=== Task to complete ===
Repeat exactly the stretch of lines from the line containing "Generate a component" through the line containing "const yTickValues = [0, 100, 200, 300, 400, 500, 600, 700];", both included, and nothing else.

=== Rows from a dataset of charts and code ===
____________
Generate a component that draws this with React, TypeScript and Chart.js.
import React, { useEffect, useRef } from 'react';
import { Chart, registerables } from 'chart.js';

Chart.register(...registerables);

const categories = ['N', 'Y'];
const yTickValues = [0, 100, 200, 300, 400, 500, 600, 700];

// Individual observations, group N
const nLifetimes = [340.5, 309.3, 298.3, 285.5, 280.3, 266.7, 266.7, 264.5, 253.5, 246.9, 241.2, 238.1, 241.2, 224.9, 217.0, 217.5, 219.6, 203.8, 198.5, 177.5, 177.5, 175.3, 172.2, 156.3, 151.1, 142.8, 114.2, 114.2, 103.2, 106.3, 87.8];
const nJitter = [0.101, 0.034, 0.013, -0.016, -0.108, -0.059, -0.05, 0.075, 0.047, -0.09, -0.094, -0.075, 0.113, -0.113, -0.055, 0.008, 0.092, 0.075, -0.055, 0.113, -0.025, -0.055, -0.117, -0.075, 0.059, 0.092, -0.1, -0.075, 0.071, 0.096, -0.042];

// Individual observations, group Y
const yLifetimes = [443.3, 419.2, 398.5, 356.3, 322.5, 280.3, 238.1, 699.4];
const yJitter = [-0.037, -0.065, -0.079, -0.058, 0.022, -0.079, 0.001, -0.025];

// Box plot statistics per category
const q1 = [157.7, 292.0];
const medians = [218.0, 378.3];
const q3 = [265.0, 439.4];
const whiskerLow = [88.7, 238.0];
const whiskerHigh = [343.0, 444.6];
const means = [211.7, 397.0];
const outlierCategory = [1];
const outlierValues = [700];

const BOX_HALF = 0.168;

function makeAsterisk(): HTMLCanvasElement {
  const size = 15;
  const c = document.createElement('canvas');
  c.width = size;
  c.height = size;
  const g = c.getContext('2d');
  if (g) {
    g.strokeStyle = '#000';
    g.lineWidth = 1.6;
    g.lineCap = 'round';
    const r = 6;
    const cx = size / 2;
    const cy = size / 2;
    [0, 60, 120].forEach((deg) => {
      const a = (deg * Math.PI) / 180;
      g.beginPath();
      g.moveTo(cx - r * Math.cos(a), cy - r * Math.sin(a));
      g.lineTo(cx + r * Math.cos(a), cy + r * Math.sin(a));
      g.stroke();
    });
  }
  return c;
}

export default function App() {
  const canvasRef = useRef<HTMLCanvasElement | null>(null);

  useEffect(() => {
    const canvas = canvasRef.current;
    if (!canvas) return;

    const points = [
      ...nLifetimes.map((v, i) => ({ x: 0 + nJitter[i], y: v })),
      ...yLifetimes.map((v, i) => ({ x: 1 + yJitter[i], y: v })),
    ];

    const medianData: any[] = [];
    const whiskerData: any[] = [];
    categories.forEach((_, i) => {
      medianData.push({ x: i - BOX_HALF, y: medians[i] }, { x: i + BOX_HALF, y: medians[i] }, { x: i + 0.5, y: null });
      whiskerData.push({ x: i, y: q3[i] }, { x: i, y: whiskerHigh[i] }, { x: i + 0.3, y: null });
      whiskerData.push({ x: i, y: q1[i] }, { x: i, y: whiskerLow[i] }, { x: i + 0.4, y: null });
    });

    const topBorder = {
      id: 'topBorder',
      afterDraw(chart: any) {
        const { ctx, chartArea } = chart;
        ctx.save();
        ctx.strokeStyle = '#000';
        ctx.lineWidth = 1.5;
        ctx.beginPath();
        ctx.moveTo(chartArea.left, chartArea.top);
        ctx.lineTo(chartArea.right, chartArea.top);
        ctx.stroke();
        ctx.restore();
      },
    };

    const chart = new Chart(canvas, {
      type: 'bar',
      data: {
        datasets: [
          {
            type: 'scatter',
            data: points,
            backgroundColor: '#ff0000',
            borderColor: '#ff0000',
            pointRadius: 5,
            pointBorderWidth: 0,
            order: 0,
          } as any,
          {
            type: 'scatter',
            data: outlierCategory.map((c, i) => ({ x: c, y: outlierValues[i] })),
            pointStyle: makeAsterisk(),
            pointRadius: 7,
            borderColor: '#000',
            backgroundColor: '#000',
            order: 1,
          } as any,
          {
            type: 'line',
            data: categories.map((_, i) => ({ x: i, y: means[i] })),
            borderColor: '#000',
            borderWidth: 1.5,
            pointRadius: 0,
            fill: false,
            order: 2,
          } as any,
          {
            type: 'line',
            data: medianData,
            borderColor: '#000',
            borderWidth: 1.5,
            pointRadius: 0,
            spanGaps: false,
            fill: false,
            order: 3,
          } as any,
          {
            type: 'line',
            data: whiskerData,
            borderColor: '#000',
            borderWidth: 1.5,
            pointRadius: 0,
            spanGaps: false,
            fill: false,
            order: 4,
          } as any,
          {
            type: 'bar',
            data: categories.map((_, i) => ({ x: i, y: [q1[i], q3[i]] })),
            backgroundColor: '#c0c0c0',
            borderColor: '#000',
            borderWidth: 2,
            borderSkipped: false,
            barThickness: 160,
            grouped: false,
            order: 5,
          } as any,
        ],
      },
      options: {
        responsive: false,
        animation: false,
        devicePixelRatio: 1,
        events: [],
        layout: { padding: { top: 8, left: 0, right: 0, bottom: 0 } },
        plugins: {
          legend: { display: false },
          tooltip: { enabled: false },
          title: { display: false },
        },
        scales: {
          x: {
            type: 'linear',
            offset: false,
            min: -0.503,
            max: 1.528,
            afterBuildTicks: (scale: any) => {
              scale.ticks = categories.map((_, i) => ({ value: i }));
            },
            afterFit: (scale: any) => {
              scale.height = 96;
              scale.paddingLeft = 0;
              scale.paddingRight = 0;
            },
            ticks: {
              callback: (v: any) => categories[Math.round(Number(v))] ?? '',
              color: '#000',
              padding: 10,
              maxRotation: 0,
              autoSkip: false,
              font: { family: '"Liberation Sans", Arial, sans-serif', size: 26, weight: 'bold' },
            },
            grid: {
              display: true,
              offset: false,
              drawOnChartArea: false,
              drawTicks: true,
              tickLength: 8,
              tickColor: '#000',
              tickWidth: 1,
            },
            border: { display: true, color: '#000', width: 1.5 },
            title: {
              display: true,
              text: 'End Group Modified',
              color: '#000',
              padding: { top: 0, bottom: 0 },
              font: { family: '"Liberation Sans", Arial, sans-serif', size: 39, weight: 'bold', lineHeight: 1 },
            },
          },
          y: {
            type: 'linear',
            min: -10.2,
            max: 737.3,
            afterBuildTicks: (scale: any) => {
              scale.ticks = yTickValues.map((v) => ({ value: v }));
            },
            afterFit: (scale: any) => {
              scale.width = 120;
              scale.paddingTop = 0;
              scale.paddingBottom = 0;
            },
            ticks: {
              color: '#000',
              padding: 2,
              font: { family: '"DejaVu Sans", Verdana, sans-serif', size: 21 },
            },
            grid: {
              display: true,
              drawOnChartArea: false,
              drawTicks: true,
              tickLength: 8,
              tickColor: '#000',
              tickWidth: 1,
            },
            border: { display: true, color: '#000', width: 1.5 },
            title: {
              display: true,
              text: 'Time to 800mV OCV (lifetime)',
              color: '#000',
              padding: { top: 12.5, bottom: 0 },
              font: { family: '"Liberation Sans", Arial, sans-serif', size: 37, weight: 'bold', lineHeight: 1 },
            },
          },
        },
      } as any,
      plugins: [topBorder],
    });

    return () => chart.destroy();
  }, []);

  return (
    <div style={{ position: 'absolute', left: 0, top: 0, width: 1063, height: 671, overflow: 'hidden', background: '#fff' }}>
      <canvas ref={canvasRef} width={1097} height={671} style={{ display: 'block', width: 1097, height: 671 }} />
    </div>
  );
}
____________
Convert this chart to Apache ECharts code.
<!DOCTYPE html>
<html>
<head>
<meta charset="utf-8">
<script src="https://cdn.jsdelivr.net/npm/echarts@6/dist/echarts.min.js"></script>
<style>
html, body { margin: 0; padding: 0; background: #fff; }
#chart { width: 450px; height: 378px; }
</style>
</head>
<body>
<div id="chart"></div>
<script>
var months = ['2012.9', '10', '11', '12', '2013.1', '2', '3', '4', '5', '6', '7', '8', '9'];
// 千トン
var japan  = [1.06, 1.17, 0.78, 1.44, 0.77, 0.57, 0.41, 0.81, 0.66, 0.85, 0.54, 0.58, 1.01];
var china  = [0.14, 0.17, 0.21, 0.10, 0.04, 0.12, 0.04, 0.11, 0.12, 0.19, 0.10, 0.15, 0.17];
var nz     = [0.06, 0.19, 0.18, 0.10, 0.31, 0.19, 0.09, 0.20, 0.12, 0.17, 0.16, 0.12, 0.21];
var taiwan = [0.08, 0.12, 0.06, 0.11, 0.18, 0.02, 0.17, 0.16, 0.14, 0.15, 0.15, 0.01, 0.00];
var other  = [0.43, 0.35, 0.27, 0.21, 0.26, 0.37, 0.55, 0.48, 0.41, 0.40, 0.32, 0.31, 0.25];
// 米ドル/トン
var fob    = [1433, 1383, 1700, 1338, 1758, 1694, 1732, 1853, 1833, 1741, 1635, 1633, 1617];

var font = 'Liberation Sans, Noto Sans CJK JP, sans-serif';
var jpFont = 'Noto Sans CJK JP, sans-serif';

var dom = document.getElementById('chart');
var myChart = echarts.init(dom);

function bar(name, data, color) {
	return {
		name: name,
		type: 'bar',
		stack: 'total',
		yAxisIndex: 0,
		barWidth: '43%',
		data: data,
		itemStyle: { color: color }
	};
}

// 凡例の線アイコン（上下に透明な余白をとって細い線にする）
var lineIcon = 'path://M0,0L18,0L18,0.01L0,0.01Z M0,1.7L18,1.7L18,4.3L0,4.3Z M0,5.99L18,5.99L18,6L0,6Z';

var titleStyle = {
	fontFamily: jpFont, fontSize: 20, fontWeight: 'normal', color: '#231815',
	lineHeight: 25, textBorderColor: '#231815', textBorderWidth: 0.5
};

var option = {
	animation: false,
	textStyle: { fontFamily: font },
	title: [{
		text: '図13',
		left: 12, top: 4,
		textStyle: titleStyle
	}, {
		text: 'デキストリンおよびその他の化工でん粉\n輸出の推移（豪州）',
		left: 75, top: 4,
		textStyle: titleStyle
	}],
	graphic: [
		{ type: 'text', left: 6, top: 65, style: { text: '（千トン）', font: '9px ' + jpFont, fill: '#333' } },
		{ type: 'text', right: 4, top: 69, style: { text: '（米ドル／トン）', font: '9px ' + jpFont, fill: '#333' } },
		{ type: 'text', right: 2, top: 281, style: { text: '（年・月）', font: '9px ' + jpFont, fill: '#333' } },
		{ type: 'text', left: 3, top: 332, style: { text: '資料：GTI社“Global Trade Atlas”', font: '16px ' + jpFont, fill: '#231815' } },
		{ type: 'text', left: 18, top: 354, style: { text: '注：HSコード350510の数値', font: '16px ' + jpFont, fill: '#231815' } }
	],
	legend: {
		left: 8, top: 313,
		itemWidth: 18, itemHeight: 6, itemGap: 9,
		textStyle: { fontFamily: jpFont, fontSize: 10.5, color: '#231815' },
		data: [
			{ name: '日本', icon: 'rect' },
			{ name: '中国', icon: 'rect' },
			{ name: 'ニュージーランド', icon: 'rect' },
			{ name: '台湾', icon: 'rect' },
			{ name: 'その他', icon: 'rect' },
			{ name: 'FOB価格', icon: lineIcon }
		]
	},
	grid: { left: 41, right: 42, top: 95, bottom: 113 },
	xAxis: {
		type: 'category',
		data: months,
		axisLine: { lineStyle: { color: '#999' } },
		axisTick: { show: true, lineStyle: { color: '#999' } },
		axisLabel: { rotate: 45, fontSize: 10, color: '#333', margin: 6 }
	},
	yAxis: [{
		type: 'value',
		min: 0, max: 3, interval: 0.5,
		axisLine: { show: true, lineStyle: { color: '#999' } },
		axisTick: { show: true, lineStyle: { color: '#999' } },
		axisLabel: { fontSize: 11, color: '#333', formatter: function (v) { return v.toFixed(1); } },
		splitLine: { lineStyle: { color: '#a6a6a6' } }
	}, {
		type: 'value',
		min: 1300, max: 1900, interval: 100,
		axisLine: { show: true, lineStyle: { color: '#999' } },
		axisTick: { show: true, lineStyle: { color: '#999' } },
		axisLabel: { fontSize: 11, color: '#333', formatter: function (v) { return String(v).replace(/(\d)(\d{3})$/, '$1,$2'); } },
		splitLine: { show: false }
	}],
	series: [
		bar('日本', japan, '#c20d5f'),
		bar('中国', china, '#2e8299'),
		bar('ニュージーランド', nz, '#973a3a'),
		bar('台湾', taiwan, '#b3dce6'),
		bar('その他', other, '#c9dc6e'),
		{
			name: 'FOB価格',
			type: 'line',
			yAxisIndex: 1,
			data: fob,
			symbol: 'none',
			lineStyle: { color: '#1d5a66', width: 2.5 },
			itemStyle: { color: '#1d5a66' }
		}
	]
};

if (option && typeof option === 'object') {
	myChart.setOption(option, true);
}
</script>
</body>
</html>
____________
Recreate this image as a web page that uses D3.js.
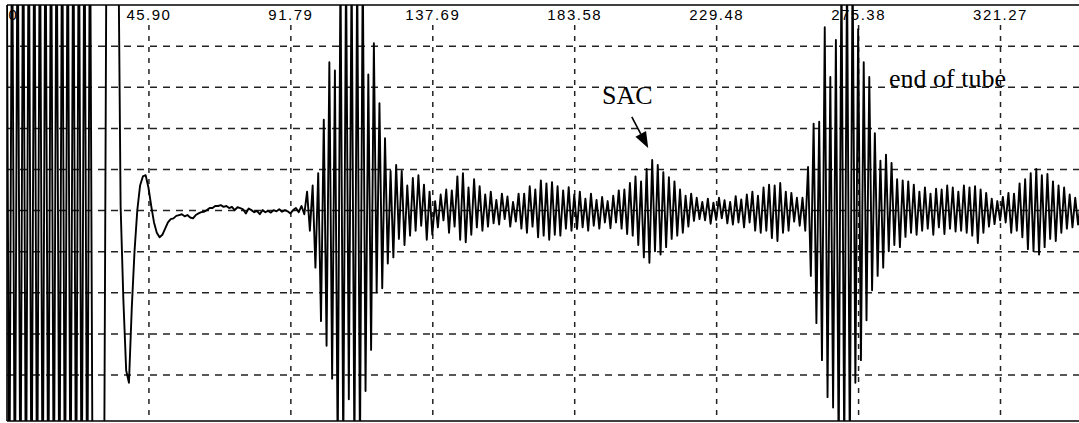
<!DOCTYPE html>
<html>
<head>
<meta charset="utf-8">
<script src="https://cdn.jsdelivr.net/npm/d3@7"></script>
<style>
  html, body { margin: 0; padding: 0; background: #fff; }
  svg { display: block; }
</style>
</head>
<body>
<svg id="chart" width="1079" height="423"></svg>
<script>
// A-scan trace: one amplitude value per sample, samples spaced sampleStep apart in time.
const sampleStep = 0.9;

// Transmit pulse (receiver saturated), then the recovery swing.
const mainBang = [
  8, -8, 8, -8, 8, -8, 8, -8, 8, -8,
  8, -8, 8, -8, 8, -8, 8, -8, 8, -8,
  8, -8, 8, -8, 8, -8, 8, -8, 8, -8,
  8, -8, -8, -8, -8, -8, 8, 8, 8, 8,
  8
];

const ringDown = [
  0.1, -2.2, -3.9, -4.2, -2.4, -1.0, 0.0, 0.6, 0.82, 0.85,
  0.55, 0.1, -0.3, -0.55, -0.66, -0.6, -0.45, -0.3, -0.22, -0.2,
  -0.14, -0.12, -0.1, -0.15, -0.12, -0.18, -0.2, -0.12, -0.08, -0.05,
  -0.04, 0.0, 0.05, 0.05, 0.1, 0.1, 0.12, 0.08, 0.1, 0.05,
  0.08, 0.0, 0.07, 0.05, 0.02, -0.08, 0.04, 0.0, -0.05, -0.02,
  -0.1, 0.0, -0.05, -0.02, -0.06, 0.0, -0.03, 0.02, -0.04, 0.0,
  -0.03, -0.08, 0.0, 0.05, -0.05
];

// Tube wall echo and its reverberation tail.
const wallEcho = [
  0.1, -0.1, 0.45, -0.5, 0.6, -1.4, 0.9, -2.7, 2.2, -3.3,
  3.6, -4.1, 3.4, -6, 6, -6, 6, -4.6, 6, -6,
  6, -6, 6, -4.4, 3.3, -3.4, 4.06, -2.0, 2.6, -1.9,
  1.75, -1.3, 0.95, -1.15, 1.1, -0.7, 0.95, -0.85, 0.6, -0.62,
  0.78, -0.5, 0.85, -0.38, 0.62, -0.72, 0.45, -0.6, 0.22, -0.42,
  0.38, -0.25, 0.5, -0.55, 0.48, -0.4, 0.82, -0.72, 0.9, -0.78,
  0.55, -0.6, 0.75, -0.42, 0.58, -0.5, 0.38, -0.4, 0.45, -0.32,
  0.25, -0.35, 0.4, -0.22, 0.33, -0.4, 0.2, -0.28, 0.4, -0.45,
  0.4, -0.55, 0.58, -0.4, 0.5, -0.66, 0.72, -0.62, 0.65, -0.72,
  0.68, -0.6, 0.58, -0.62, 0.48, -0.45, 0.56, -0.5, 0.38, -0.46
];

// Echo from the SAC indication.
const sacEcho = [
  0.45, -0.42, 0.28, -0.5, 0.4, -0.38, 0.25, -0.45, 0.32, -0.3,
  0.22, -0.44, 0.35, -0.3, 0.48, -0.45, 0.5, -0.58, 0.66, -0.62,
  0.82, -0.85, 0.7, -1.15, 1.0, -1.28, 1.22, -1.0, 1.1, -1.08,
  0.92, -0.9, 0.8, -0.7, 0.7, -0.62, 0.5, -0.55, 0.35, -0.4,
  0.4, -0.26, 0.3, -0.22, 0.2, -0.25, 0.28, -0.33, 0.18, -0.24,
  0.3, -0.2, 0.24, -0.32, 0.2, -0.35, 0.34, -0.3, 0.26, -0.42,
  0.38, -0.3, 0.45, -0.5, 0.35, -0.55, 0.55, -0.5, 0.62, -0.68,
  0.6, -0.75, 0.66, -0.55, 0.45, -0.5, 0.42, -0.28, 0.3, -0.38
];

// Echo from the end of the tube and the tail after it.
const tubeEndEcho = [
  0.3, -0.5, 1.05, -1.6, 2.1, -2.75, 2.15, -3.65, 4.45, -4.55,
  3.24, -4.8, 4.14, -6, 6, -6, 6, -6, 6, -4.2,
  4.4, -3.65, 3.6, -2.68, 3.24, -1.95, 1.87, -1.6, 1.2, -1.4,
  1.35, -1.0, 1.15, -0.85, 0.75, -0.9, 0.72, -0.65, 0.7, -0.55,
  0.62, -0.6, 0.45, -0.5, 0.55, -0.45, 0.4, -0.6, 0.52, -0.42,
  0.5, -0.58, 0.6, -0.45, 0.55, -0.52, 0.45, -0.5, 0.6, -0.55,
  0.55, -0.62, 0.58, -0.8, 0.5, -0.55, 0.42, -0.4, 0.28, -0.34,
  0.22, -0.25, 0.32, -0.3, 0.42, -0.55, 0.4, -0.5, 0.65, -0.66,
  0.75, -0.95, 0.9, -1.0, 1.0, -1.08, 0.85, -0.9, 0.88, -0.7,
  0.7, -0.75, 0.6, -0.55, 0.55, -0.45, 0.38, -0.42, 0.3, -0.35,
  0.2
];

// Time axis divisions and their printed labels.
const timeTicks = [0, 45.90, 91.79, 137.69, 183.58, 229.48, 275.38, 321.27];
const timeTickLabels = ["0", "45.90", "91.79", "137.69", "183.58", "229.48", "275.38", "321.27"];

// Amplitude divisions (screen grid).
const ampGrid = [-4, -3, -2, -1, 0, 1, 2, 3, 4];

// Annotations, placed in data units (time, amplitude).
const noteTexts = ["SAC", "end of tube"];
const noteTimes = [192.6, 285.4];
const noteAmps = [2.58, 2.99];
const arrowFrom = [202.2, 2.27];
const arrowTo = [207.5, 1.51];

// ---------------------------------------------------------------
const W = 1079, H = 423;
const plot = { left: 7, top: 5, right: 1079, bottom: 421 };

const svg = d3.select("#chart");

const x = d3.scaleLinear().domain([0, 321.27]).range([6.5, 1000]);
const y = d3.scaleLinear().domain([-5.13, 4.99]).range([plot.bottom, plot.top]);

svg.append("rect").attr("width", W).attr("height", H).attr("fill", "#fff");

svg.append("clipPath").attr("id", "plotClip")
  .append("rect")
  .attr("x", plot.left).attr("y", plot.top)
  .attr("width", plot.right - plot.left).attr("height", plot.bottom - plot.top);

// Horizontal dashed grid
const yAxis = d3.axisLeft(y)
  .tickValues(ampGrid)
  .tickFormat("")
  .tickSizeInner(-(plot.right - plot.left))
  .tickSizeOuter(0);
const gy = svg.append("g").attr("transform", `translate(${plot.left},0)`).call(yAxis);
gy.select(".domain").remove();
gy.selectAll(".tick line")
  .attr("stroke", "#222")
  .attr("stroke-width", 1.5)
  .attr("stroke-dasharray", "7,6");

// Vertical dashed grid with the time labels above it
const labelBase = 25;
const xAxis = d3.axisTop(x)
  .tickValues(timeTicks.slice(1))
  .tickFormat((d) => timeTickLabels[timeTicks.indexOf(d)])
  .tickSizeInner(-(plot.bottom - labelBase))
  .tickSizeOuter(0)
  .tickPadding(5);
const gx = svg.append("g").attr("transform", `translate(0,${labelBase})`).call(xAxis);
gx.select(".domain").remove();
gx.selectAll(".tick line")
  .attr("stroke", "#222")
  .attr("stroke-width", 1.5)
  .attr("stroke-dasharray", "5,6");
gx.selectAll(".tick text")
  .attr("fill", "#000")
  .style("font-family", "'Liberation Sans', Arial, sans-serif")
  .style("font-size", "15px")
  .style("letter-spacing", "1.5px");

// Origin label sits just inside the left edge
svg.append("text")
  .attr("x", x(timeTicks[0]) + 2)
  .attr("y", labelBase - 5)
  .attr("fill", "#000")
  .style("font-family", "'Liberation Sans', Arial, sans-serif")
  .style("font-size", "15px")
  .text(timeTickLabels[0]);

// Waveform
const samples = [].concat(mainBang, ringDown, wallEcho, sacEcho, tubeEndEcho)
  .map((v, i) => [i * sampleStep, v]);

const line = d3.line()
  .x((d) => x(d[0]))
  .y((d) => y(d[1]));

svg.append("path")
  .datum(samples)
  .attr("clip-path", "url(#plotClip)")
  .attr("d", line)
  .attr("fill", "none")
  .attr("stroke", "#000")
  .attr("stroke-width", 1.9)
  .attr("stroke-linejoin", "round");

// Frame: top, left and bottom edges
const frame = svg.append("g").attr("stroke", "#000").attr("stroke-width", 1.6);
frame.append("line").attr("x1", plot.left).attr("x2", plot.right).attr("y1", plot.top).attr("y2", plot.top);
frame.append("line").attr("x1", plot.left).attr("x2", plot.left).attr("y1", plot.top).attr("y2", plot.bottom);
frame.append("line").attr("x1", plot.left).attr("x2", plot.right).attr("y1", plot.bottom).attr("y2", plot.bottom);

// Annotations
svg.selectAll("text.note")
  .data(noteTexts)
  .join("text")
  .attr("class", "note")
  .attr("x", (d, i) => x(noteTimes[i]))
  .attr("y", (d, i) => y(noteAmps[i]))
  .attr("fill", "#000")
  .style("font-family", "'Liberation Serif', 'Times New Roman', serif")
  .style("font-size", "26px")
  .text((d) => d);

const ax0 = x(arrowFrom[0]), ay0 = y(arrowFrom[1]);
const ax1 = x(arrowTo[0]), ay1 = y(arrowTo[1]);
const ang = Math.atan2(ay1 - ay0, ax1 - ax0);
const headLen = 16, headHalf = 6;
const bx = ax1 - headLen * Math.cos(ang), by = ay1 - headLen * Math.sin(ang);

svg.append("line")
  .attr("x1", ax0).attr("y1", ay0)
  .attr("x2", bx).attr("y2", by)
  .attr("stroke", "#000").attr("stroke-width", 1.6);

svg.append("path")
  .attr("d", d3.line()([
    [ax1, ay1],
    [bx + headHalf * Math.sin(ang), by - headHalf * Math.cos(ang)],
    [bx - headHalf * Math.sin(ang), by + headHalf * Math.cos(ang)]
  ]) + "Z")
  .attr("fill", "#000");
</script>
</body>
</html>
____________
=== Final result ===
Generate a component that draws this with React, TypeScript and Chart.js.
import React, { useEffect, useRef } from 'react';
import { Chart, registerables } from 'chart.js';

Chart.register(...registerables);

const categories = ['N', 'Y'];
const yTickValues = [0, 100, 200, 300, 400, 500, 600, 700];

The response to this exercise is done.